Question

I'm using objcopy to convert a text file into an object file for linking with my DLL using MinGW and MinGW-64. With MinGW, everything works fine, but with MinGW-64 I get errors of the form "undefined reference to `binary_src_glsl_RGBtoHSV_glsl_end'". The original file is called RGBtoHSV.glsl and is in the folder binary\src\glsl. In the output from objcopy the variable name is _binary_src_glsl_RGBtoHSV_glsl_end. My code to access the variables for that file is as follows:

extern "C" const char binary_src_glsl_RGBtoHSV_glsl_start;
extern "C" const char binary_src_glsl_RGBtoHSV_glsl_end;
const std::string RGBtoHSV = std::string(&binary_src_glsl_RGBtoHSV_glsl_start, &binary_src_glsl_RGBtoHSV_glsl_end-&binary_src_glsl_RGBtoHSV_glsl_start);

If I change the variable names so that they have an undercore in front, e.g.:

extern "C" const char _binary_src_glsl_RGBtoHSV_glsl_start;

Then that symbol is found in MinGW-64, but not in MinGW (32 bits). I did try the --remove-remove-leading-char option to objcopy but that had no effect. As far as I can see, my options are to either add an underscore to the variable names generated by objcopy by using "--prefix-symbol _" when building for MinGW 32 bits, in which case the above variable name will work in 32 and 64 bits.

Is there another solution to this problem? Ideally I'd like something along the lines of

extern "C" fix_underscore_problem const char binary_src_glsl_RGBtoHSV_glsl_start;

Where fix_underscore_problem is a magic command to fix the leading underscore problem.
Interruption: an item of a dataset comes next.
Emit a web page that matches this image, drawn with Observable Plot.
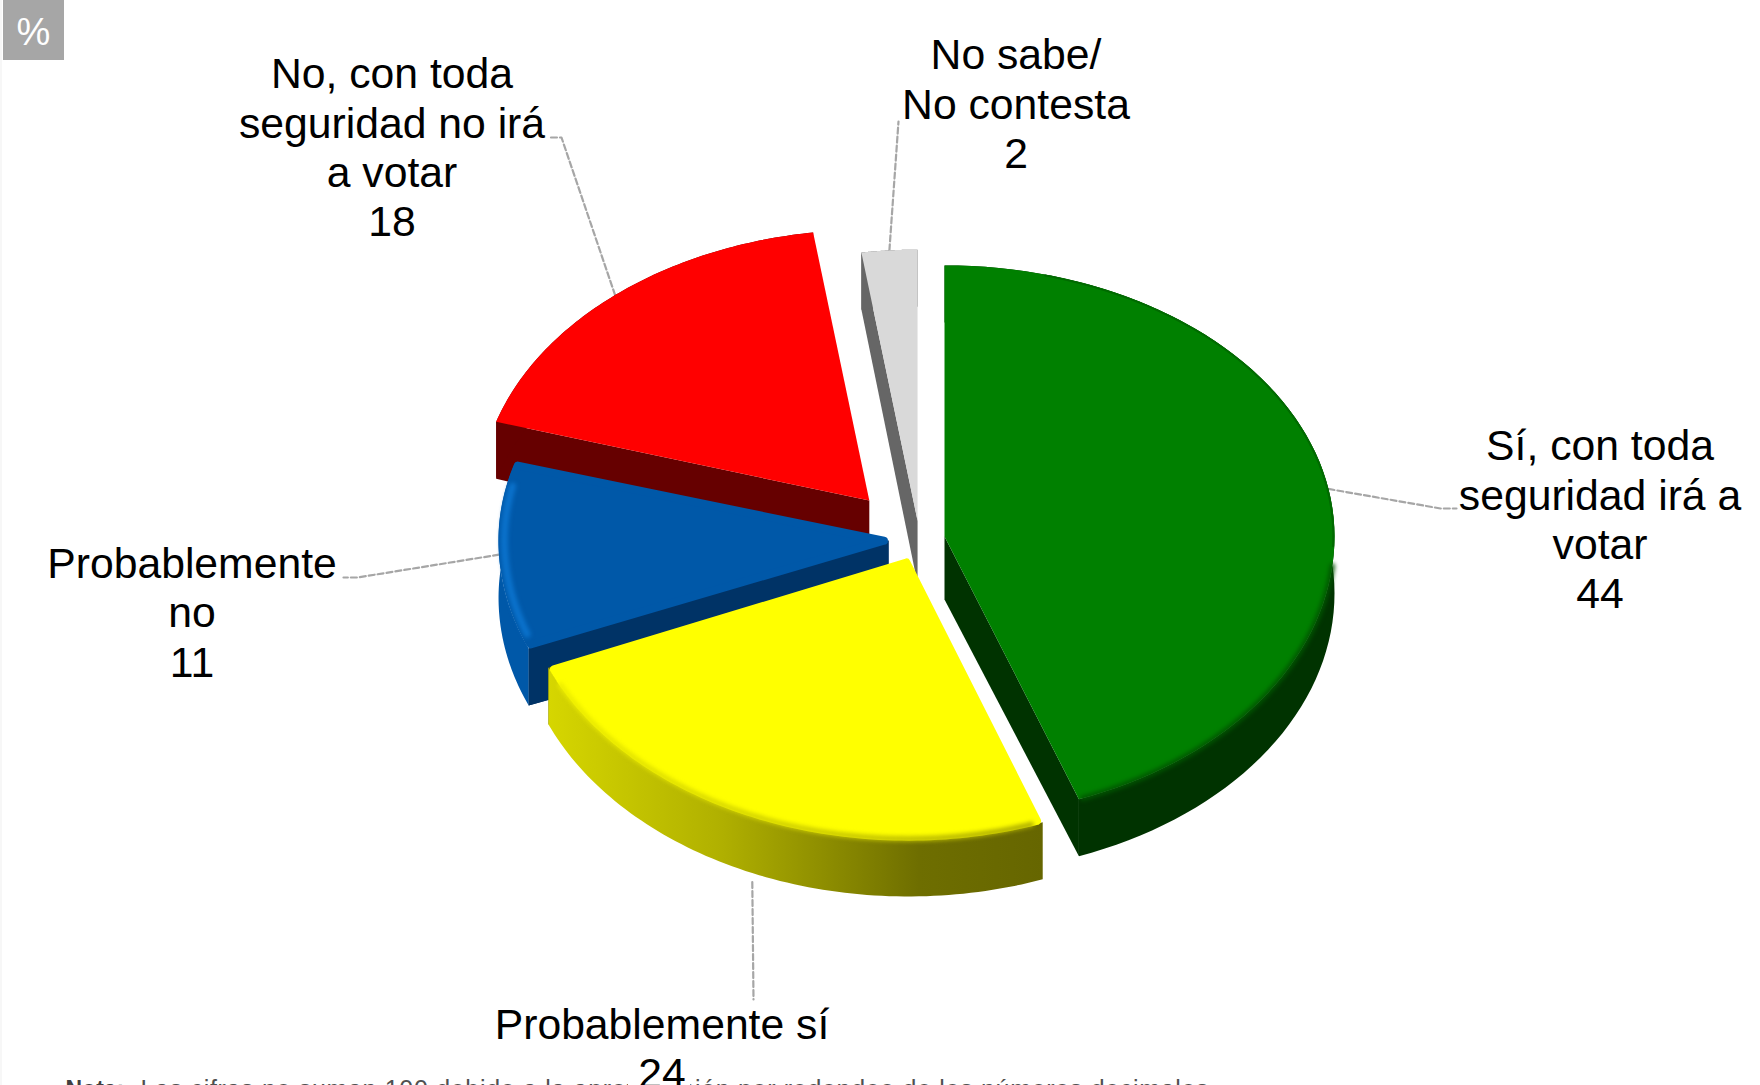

Update (2012-07-01): Using the advice given in Adding leading underscores to assembly symbols with GCC on Win32? I changed by header file to use

extern "C" const char binary_src_glsl_RGBtoHSV_glsl_start asm("_binary_src_glsl_RGBtoHSV_glsl_start");

This seems to fix the problem, but now I wonder how portable this is. Is there an equivalent syntax available in MSVC or a C++ standard way of doing this?

Était-ce utile?

La solution

Well, I've solved the problem, sort of, by defining a macro that creates a variable with the leading underscore, if needed. Then it creates a function that returns a pointer to the variable. The function name will always be the name passed to the macro, so the rest of my code can just use that function name instead. The macro is:

#define GPUFW_STR(x) #x

#if defined(__GNUC__) | defined(__MINGW32__) | defined(__MINGW64__)
    //GCC and MinGW allow one to use the asm keyword to give a variable a
    //specific label, overriding the label used at compile time.
    #define GPUFW_BINARY_BLOB_EXTERN(T,x) extern "C" const T x asm(GPUFW_STR(_ ## x)); static const T* at_ ## x = &x;
#else
    #if defined(_MSC_VER)
        #if defined(_WIN32)
            //Visual C++ does not seem to have a method to specify a different
            //label for a variable at link time, but in 32-bit Windows
            //extern "C" variables have a leading underscore anyway.
            #define GPUFW_BINARY_BLOB_EXTERN(T,x) extern "C" const T x; static const T* at_ ## x = &x;
        #else
            //64-bit Visual C++ does not prepend an underscore to extern "C"
            //variable names, causing many problems here.  Hence define the
            //external variable as _x.
            #define GPUFW_BINARY_BLOB_EXTERN(T,x) extern "C" const T _##x; static const T* at_ ## x = &_ ## x;
        #endif
    #else
        //Unknown compiler.
        #warning Your compiler was not recognised by GPUFW.  Binary blob inclusion may produce linker errors.
        #if defined(_WIN64)
            //On 64-bit Windows most compilers seem to stick to the Visual C++
            //naming conventions.
            #define GPUFW_BINARY_BLOB_EXTERN(T,x) extern "C" const T _##x; static const T* at_ ## x = &_ ## x;
        #else
            //If all else fails, hope that the compiler uses a leading underscore.
            #define GPUFW_BINARY_BLOB_EXTERN(T,x) extern "C" const T x; static const T* at_ ## x = &x;
        #endif
    #endif
#endif

I'd appreciate any suggestions for improving this solution. Especially anything I can add to the branch that deals with compilers other than GCC and MSVC, since I have no experience with them.

As a side note, I also tried using ld to make the object file containing my text, but that suffered from the same problem that no matter what option I used, I couldn't remove the leading underscore.